I shared this from “Attention Alert: A Study on Distraction Reveals Some Surprises” with my students last week, telling them it was perhaps the most important lesson I had to share with them.  From Dr. Larry Rosen (emphasis added):

Recently my research team observed nearly 300 middle school, high school and university students studying something important for a mere 15 minutes in their natural environments. We were interested in whether they could maintain focus and, if not, what might be distracting them. Every minute we noted exactly what they were doing, whether they were studying, if they were texting or listening to music or watching television in the background, and if they had a computer screen in front of them and what websites were being visited.

The results were startling. First, these students were only able to focus and stay on task for an average of three minutes at a time and nearly all of their distractions came from technology. [By the way, other researchers have found similar attention spans with computer programmers and medical students.] The major culprit: their smartphone and their laptop were providing constant interruptions. We also looked at whether these distractors might predict who was a better student. Not surprisingly those who stayed on task longer and had study strategies were better students. The worst students were those who consumed more media each day and had a preference for working on several tasks at the same time and switching back and forth between them. One additional result stunned us: If they checked Facebook just once during the 15-minute study period they were worse students. It didn’t matter how many times they looked at Facebook; once was enough. 

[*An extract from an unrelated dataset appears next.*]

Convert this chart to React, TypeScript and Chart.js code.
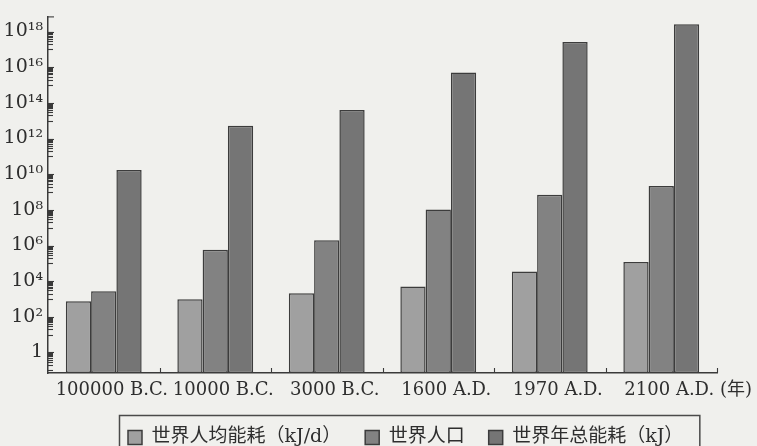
import React, { useEffect, useRef } from "react";
import { Chart, registerables } from "chart.js";

Chart.register(...registerables);

const categories = ["100000 B.C.", "10000 B.C.", "3000 B.C.", "1600 A.D.", "1970 A.D.", "2100 A.D."];
const perCapitaEnergy = [760, 980, 2100, 5100, 35000, 120000];
const population = [2750, 5.8e5, 2.0e6, 1.05e8, 7.1e8, 2.2e9];
const totalEnergy = [1.7e10, 5.2e12, 4.0e13, 5.0e15, 2.6e17, 2.6e18];
const seriesLabels = ["世界人均能耗（kJ/d）", "世界人口", "世界年总能耗（kJ）"];
const yTickValues = [1, 1e2, 1e4, 1e6, 1e8, 1e10, 1e12, 1e14, 1e16, 1e18];
const yTickLabels = ["1", "10²", "10⁴", "10⁶", "10⁸", "10¹⁰", "10¹²", "10¹⁴", "10¹⁶", "10¹⁸"];
const xUnitLabel = "(年)";
const yMin = Math.pow(10, -1.15);
const yMax = Math.pow(10, 18.85);

const BG = "#f0f0ed";
const INK = "#2e2e2e";
const SERIF = "'DejaVu Serif', 'Noto Sans CJK SC', serif";
const LEGEND_PAD = 24;
const LEGEND_START = 128;

const decorPlugin = {
  id: "decor",
  afterLayout(chart: any) {
    const lg = chart.legend;
    if (lg) {
      const w = lg.right - lg.left;
      lg.left = LEGEND_START - LEGEND_PAD;
      lg.right = lg.left + w;
    }
  },
  beforeDraw(chart: any) {
    const { ctx, width, height } = chart;
    ctx.save();
    ctx.fillStyle = BG;
    ctx.fillRect(0, 0, width, height);
    ctx.restore();
  },
  afterDraw(chart: any) {
    const { ctx, chartArea } = chart;
    const x = chart.scales.x;
    const y = chart.scales.y;
    ctx.save();
    ctx.strokeStyle = "#3a3a3a";
    ctx.lineWidth = 1.1;
    // y axis minor ticks (inside)
    for (let e = -1; e <= 19; e += 2) {
      for (let m = 1; m <= 10; m++) {
        const v = m * Math.pow(10, e);
        if (v < y.min || v > y.max) continue;
        const py = Math.round(y.getPixelForValue(v)) + 0.5;
        const len = m === 10 ? 6 : 5;
        ctx.beginPath();
        ctx.moveTo(chartArea.left, py);
        ctx.lineTo(chartArea.left + len, py);
        ctx.stroke();
      }
    }
    // top tick
    ctx.beginPath();
    ctx.moveTo(chartArea.left, chartArea.top + 0.5);
    ctx.lineTo(chartArea.left + 6, chartArea.top + 0.5);
    ctx.stroke();
    // x axis boundary ticks (inside)
    const n = categories.length;
    for (let i = 0; i < n; i++) {
      const px = i < n - 1 ? (x.getPixelForValue(i) + x.getPixelForValue(i + 1)) / 2 : x.right;
      ctx.beginPath();
      ctx.moveTo(Math.round(px) + 0.5, chartArea.bottom);
      ctx.lineTo(Math.round(px) + 0.5, chartArea.bottom - 5);
      ctx.stroke();
    }
    // unit label after x ticks
    ctx.fillStyle = INK;
    ctx.font = "18px " + SERIF;
    ctx.textAlign = "left";
    ctx.textBaseline = "middle";
    ctx.fillText(xUnitLabel, x.right + 3, x.top + 17);
    // legend frame
    const boxes = chart.legend && chart.legend.legendHitBoxes;
    if (boxes && boxes.length) {
      const first = boxes[0];
      const last = boxes[boxes.length - 1];
      const left = first.left - 9;
      const right = last.left + last.width + 16;
      const top = first.top - 13;
      ctx.strokeStyle = "#4a4a4a";
      ctx.lineWidth = 1.5;
      ctx.strokeRect(Math.round(left) + 0.5, Math.round(top) + 0.5, right - left, 60);
    }
    ctx.restore();
  },
};

export default function App() {
  const ref = useRef<HTMLCanvasElement>(null);
  useEffect(() => {
    document.body.style.margin = "0";
    document.body.style.background = BG;
    const canvas = ref.current;
    if (!canvas) return;
    const mk = (label: string, data: number[], fill: string) => ({
      label,
      data,
      backgroundColor: fill,
      borderColor: "#3c3c3c",
      borderWidth: 1.5,
      borderSkipped: false,
      barPercentage: 1,
      categoryPercentage: 0.68,
    });
    const chart = new Chart(canvas, {
      type: "bar",
      data: {
        labels: categories,
        datasets: [
          mk(seriesLabels[0], perCapitaEnergy, "#a0a0a0"),
          mk(seriesLabels[1], population, "#828282"),
          mk(seriesLabels[2], totalEnergy, "#757575"),
        ],
      },
      options: {
        responsive: false,
        animation: false,
        layout: { padding: { top: 11, right: 40, left: 0, bottom: 0 } },
        plugins: {
          title: { display: false },
          tooltip: { enabled: false },
          legend: {
            display: true,
            position: "bottom",
            align: "start",
            maxHeight: 42,
            labels: {
              boxWidth: 14,
              boxHeight: 14,
              padding: LEGEND_PAD,
              color: INK,
              font: { size: 19, family: SERIF },
            },
          },
        },
        scales: {
          x: {
            type: "category",
            offset: true,
            grid: { display: true, drawOnChartArea: false, drawTicks: false, offset: true },
            border: { display: true, color: "#3a3a3a", width: 1.5 },
            ticks: {
              padding: 7,
              labelOffset: 8,
              maxRotation: 0,
              autoSkip: false,
              color: INK,
              font: { size: 18, family: SERIF },
            },
            afterFit: (scale: any) => {
              scale.height = 31;
            },
          },
          y: {
            type: "logarithmic",
            min: yMin,
            max: yMax,
            grid: { display: true, drawOnChartArea: false, drawTicks: false },
            border: { display: true, color: "#3a3a3a", width: 1.5 },
            afterBuildTicks: (scale: any) => {
              scale.ticks = yTickValues.map((v) => ({ value: v }));
            },
            ticks: {
              padding: 5,
              autoSkip: false,
              color: INK,
              font: { size: 19, family: SERIF },
              callback: (_v: any, i: number) => yTickLabels[i],
            },
            afterFit: (scale: any) => {
              scale.width = 48;
            },
          },
        },
      },
      plugins: [decorPlugin],
    } as any);
    return () => chart.destroy();
  }, []);
  return (
    <div style={{ width: 757, height: 446 }}>
      <canvas ref={ref} width={757} height={446} />
    </div>
  );
}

Many forward looking educators are placing greater emphasis on teaching students how to use information, rather than just helping students gain information.  This research, which adds to a growing body showing similar negative side-effects of our technology use, shows us that we need to teach the responsible and effective use of technology as well.


One thought on “Must Read: Distractions Drastically Effect Learning

  1. This is not a surprise. This is why I do not allow open access to Facebook and have taken away an ipod touch device as it was constant distraction. It is one thing to multitask when you are folding laundry but I believe listening to music and working on homework mixed with a chat or two w a friend is not the recipe for success.
    I read your posts all the time – thanks Stephen!